## DIRECTIONS
In the entries below, find the line with "Reproduce this chart with Plotly." and the line with "20.529, 20.882, 21.235, 21.588, 21.941, 22.294, 22.647, 23.000]", then retype both and everything between them exactly. Do not copy the pictures.

# TASK MATERIAL start

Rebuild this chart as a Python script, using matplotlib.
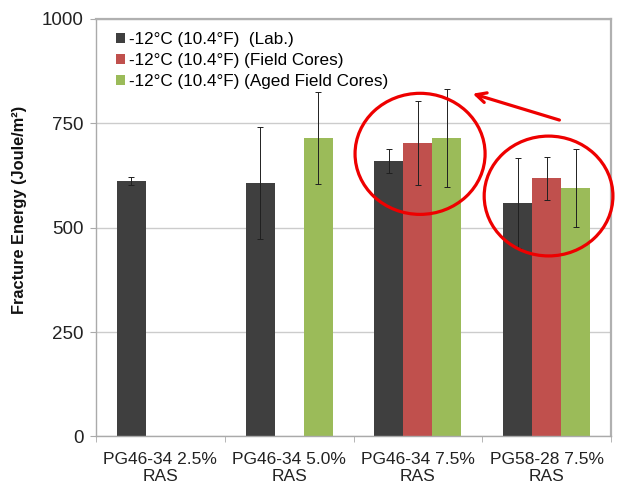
import numpy as np
import matplotlib
matplotlib.use('Agg')
import matplotlib.pyplot as plt
from matplotlib.patches import Ellipse

plt.rcParams['font.family'] = ['Liberation Sans', 'DejaVu Sans']

categories = ['PG46-34 2.5%\nRAS', 'PG46-34 5.0%\nRAS',
              'PG46-34 7.5%\nRAS', 'PG58-28 7.5%\nRAS']
series_names = ['-12°C (10.4°F)  (Lab.)',
                '-12°C (10.4°F) (Field Cores)',
                '-12°C (10.4°F) (Aged Field Cores)']
lab = [612, 607, 660, 559]
lab_err = [10, 134, 28, 108]
field = [np.nan, np.nan, 703, 618]
field_err = [np.nan, np.nan, 100, 52]
aged = [np.nan, 714, 715, 595]
aged_err = [np.nan, 110, 117, 94]
colors = ['#3f3f3f', '#c0504d', '#9bbb59']

fig = plt.figure(figsize=(6.21, 4.87), dpi=100)
ax = fig.add_axes([0.1546, 0.1037, 0.8293, 0.8573])

x = np.arange(len(categories))
width = 0.225
for i, (vals, errs) in enumerate([(lab, lab_err), (field, field_err), (aged, aged_err)]):
    pos = x + (i - 1) * width
    ax.bar(pos, vals, width, color=colors[i], label=series_names[i], zorder=2)
    ax.errorbar(pos, vals, yerr=errs, fmt='none', ecolor='#202020',
                elinewidth=0.7, capsize=2, capthick=0.7, zorder=3)

ax.set_xlim(-0.5, 3.5)
ax.set_ylim(0, 1000)
ax.set_yticks([0, 250, 500, 750, 1000])
ax.yaxis.grid(True, color='#cccccc', linewidth=1, zorder=0)
ax.set_axisbelow(True)

ax.set_xticks(x)
ax.set_xticklabels(categories, fontsize=12.5, linespacing=1.2)
ax.set_xticks(np.arange(-0.5, 4, 1), minor=True)
ax.tick_params(axis='x', which='major', length=0, pad=11, colors='#222222')
ax.tick_params(axis='x', which='minor', length=4, color='#aaaaaa')
ax.tick_params(axis='y', length=4, pad=5, color='#aaaaaa', labelsize=13.5,
               labelcolor='#222222')

for side in ['left', 'bottom']:
    ax.spines[side].set_color('#aaaaaa')
    ax.spines[side].set_linewidth(1)
for side in ['top', 'right']:
    ax.spines[side].set_color('#b0b0b0')
    ax.spines[side].set_linewidth(1.6)

ax.set_ylabel('Fracture Energy (Joule/m²)', fontsize=11.8, fontweight='bold',
              color='#111111')
ax.yaxis.set_label_coords(-0.134, 0.542)

ax.legend(loc='upper left', bbox_to_anchor=(0.025, 0.985), frameon=False,
          fontsize=12.3, handlelength=0.55, handleheight=0.55, handletextpad=0.2,
          labelspacing=0.35, borderaxespad=0)

# red highlight annotations
for cx, cy, w, h in [(2.017, 677, 1.01, 290), (3.015, 576, 1.0, 287)]:
    ax.add_patch(Ellipse((cx, cy), w, h, fill=False, edgecolor='#ee0000',
                         linewidth=2.3, zorder=5, clip_on=False))
ax.annotate('', xy=(2.405, 823), xytext=(3.12, 756),
            arrowprops=dict(arrowstyle='->', color='#ee0000', lw=2.3,
                            mutation_scale=18),
            zorder=5, annotation_clip=False)

fig.savefig('out.png', dpi=100)
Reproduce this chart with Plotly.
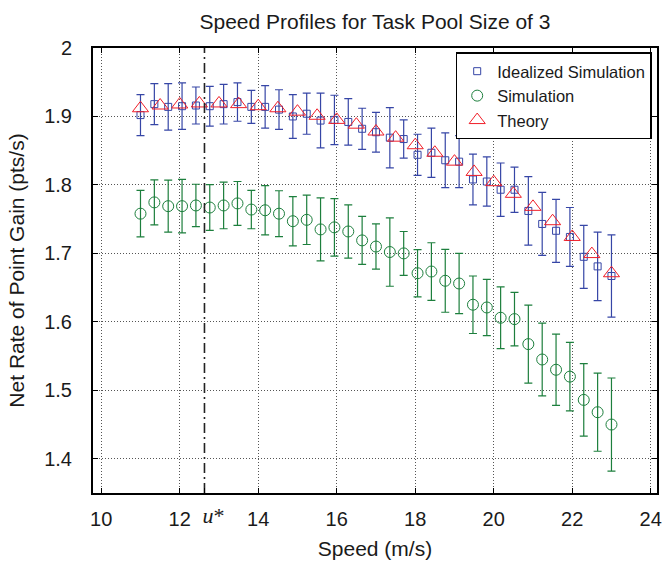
import plotly.graph_objects as go

# ---------------- data ----------------
SPEED = [11.000, 11.353, 11.706, 12.059, 12.412, 12.765, 13.118, 13.471, 13.824,
         14.176, 14.529, 14.882, 15.235, 15.588, 15.941, 16.294, 16.647, 17.000,
         17.353, 17.706, 18.059, 18.412, 18.765, 19.118, 19.471, 19.824, 20.176,
         20.529, 20.882, 21.235, 21.588, 21.941, 22.294, 22.647, 23.000]

IDEAL_Y = [1.902, 1.918, 1.914, 1.915, 1.916, 1.915, 1.918, 1.921, 1.914,
           1.914, 1.910, 1.900, 1.904, 1.894, 1.895, 1.892, 1.882, 1.877,
           1.869, 1.867, 1.844, 1.847, 1.836, 1.834, 1.808, 1.805, 1.793,
           1.793, 1.762, 1.743, 1.733, 1.724, 1.695, 1.681, 1.667]
IDEAL_ERR = [0.030, 0.030, 0.034, 0.034, 0.027, 0.029, 0.029, 0.028, 0.024,
             0.031, 0.029, 0.032, 0.030, 0.040, 0.036, 0.034, 0.030, 0.029,
             0.044, 0.028, 0.030, 0.036, 0.040, 0.038, 0.037, 0.036, 0.039,
             0.033, 0.050, 0.046, 0.046, 0.043, 0.046, 0.050, 0.060]

SIM_Y = [1.758, 1.7745, 1.769, 1.769, 1.770, 1.767, 1.770, 1.773, 1.764,
         1.763, 1.758, 1.747, 1.749, 1.735, 1.738, 1.732, 1.719, 1.710,
         1.702, 1.700, 1.671, 1.6735, 1.660, 1.656, 1.625, 1.621, 1.606,
         1.604, 1.5675, 1.545, 1.530, 1.520, 1.486, 1.468, 1.450]
SIM_ERR = [0.034, 0.033, 0.038, 0.039, 0.031, 0.0335, 0.034, 0.032, 0.028,
           0.036, 0.0335, 0.036, 0.036, 0.046, 0.042, 0.039, 0.035, 0.033,
           0.050, 0.032, 0.0345, 0.042, 0.046, 0.044, 0.042, 0.041, 0.045,
           0.039, 0.057, 0.053, 0.052, 0.050, 0.053, 0.057, 0.068]

THEORY_X = [11.0, 11.5, 12.0, 12.5, 13.0, 13.5, 14.0, 14.5, 15.0, 15.5, 16.0,
            16.5, 17.0, 17.5, 18.0, 18.5, 19.0, 19.5, 20.0, 20.5, 21.0, 21.5,
            22.0, 22.5, 23.0]
THEORY_Y = [1.912, 1.916, 1.9175, 1.919, 1.919, 1.918, 1.915, 1.912, 1.907,
            1.901, 1.895, 1.888, 1.878, 1.869, 1.858, 1.847, 1.834, 1.819,
            1.804, 1.787, 1.768, 1.747, 1.724, 1.699, 1.671]

U_STAR = 12.63
X_TICKS = [10, 12, 14, 16, 18, 20, 22, 24]
X_RANGE = [9.79, 24.16]
Y_RANGE = [1.35, 2.0]

# ---------------- styles ----------------
BLUE = "#3646a6"
GREEN = "#1d7f3d"
RED = "#f01e28"
FONT = "Liberation Sans, Arial, Helvetica, sans-serif"

fig = go.Figure()

fig.add_trace(go.Scatter(
    x=SPEED, y=IDEAL_Y, mode="markers", name="Idealized Simulation",
    marker=dict(symbol="square-open", size=7, color=BLUE, line=dict(width=1, color=BLUE)),
    error_y=dict(type="data", array=IDEAL_ERR, visible=True, color=BLUE, thickness=1.2, width=4),
))
fig.add_trace(go.Scatter(
    x=SPEED, y=SIM_Y, mode="markers", name="Simulation",
    marker=dict(symbol="circle-open", size=11, color=GREEN, line=dict(width=1, color=GREEN)),
    error_y=dict(type="data", array=SIM_ERR, visible=True, color=GREEN, thickness=1.2, width=4),
))
fig.add_trace(go.Scatter(
    x=THEORY_X, y=THEORY_Y, mode="markers", name="Theory",
    marker=dict(symbol="triangle-up-open", size=14, color=RED, line=dict(width=1, color=RED)),
))
# u* vertical dash-dot line (on overlay axis carrying the u* tick)
fig.add_trace(go.Scatter(
    x=[U_STAR, U_STAR], y=Y_RANGE, xaxis="x2", mode="lines", showlegend=False,
    hoverinfo="skip", line=dict(color="#222222", width=1.6, dash="10px,4px,2px,4px"),
))

axis_common = dict(
    showline=True, linecolor="black", linewidth=2, mirror="ticks",
    ticks="inside", ticklen=5, tickcolor="black", tickwidth=1,
    zeroline=False, automargin=False,
    showgrid=True, gridcolor="#555555", gridwidth=1, griddash="1px,2px",
    tickfont=dict(family=FONT, size=20, color="#1a1a1a"),
)

fig.update_layout(
    width=662, height=564,
    margin=dict(l=93, r=5, t=48, b=71),
    paper_bgcolor="white", plot_bgcolor="white",
    font=dict(family=FONT, color="#1a1a1a"),
    title=dict(text="Speed Profiles for Task Pool Size of 3", x=0.5, xref="paper",
               y=1 - 22 / 564, yref="container", yanchor="middle", xanchor="center",
               font=dict(family=FONT, size=21, color="#1a1a1a")),
    xaxis=dict(range=X_RANGE, tickvals=X_TICKS, ticklabelstandoff=7,
               title=dict(text="Speed (m/s)", font=dict(family=FONT, size=21), standoff=12),
               **axis_common),
    xaxis2=dict(range=X_RANGE, overlaying="x", anchor="y", side="bottom",
                tickvals=[U_STAR], ticktext=["<i>u</i>*"], showgrid=False, showline=False,
                ticks="inside", ticklen=5, tickcolor="black", zeroline=False,
                ticklabelstandoff=7, ticklabelshift=9, automargin=False,
                tickfont=dict(family="Liberation Serif, Times New Roman, serif", size=22, color="#1a1a1a")),
    yaxis=dict(range=Y_RANGE, dtick=0.1, tick0=1.4, ticklabelstandoff=15,
               title=dict(text="Net Rate of Point Gain (pts/s)", font=dict(family=FONT, size=21), standoff=14),
               **axis_common),
    legend=dict(x=0.9906, xanchor="right", y=0.99, yanchor="top",
                bgcolor="white", bordercolor="black", borderwidth=1.5,
                font=dict(family=FONT, size=16.5, color="#1a1a1a"),
                tracegroupgap=0, itemsizing="trace"),
    showlegend=True,
)

fig.write_html("out.html", config={"displayModeBar": False},
               post_script="document.body.style.margin='0';")
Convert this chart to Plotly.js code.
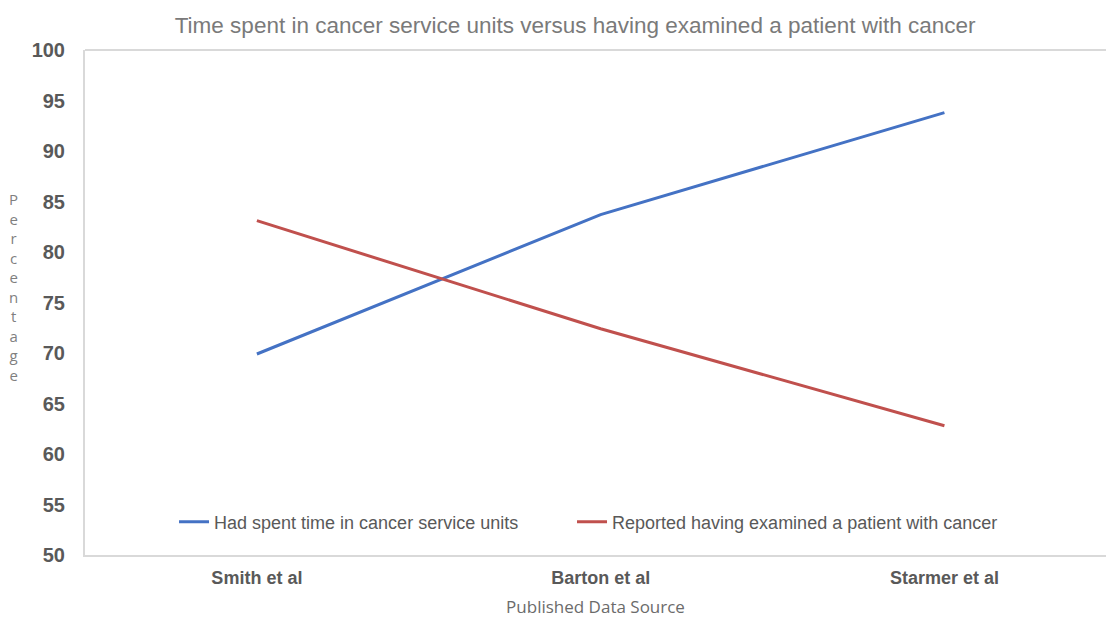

# TASK MATERIAL end

## RESULT OF THIS TASK
Reproduce this chart with Plotly.
import plotly.graph_objects as go

# ---------------- data ----------------
SPEED = [11.000, 11.353, 11.706, 12.059, 12.412, 12.765, 13.118, 13.471, 13.824,
         14.176, 14.529, 14.882, 15.235, 15.588, 15.941, 16.294, 16.647, 17.000,
         17.353, 17.706, 18.059, 18.412, 18.765, 19.118, 19.471, 19.824, 20.176,
         20.529, 20.882, 21.235, 21.588, 21.941, 22.294, 22.647, 23.000]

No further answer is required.